Rosetta Reitz (September 28, 1924 – November 1, 2008) was an American feminist and jazz historian who searched for and established a record label producing 18 albums of the music of the early women of jazz and the blues.

==Life and career==
Reitz was born in Utica, New York on September 28, 1924. She attended the University of Buffalo for one year and the University of Wisconsin–Madison for two years. After leaving college, she moved to Manhattan and worked at the Gotham Book Mart, later opening the Four Seasons, a bookstore in Greenwich Village she operated from 1947-1956. Throughout her varied career she worked as a stockbroker, owner of a greeting card business, a college professor and a food columnist for The Village Voice and authored a book about mushrooms titled Mushroom Cookery.
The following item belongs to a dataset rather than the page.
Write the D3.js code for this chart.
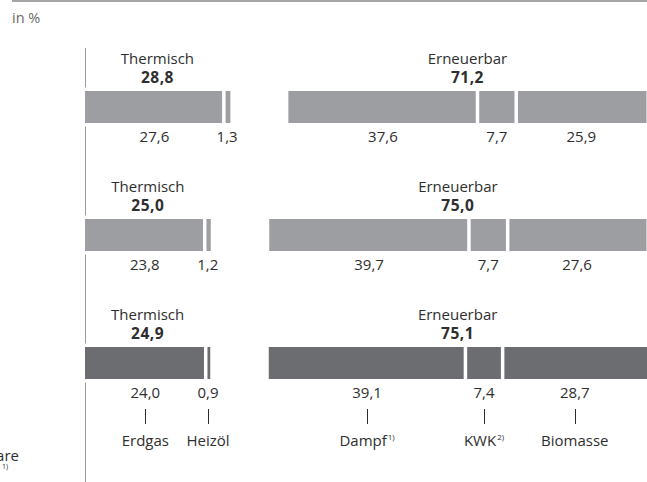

Reitz was one of second-wave feminism's earliest theory writers as author of the 1971 The Village Voice article "The Liberation of the Yiddishe Mama" and was a member of New York Radical Feminists and co-founder of the Older Women's Liberation (OWL). She then wrote 1977 book Menopause: A Positive Approach, which was one of the first such books to have focused on menopause from the perspective of women, rather than with a medical approach. While writing the book, she listened to her music recordings which told of the strength of women, not their role as victims. Reitz noted that all the books she had read treated menopause as a dysfunction. She spent three years and spoke to 1,000 women in writing the book.

Using $10,000 she borrowed from friends, Rosetta Records was established in 1979. She would search for lost music, most often from record collectors. The music that Reitz discovered was usually in the public domain, but she would try to determine if there were any current rights and ensure that royalties were paid to the artists. Her music collections were built on old 78 rpm records of lesser-known performers including trumpeter and singer Valaida Snow, pianist-singer Georgia White, as well as others, such as Bessie Brown, Bertha Idaho and Maggie Jones. She also found long lost songs from better-known artists such as Ida Cox, Ma Rainey, Bessie Smith and Mae West. Her collecting covered the period from the 1920s to the 1960s, with particular attention to the Blues queens of the 1920s.

She would remaster the recordings, research the background of the artists and write liner notes. She designed the graphics for album covers and included historic photographs. While early records were shipped by mail, ultimately there were more than ten stores that carried the Rosetta label. With changes in recording media, the label switched to tapes and later CDs. Though official sales figures were never disclosed, Reitz estimated that the four "independent women's blues" compilation albums each sold 20,000 copies. The last album released came in the mid-1990s, but older releases were available online and the artists she found had been picked up by a number of mainstream recording labels.

In 1980 and 1981, Reitz organized a tribute to the "Women of Jazz" at Avery Fisher Hall as part of the Newport Jazz Festival. Called "The Blues is a Woman", the program, narrated by Carmen McRae, featured music by Adelaide Hall, Big Mama Thornton, Nell Carter and Koko Taylor. Reitz was the recipient of three awards—the Wonder Woman Award of 1982, a Grandmother Winifred grant in 1994, and the Veteran Feminists of America in 2002 Roll of Honor for feminists writers,

She died at age 84 on November 1, 2008 in Manhattan, New York of cardiopulmonary problems. She was survived by three daughters and a granddaughter.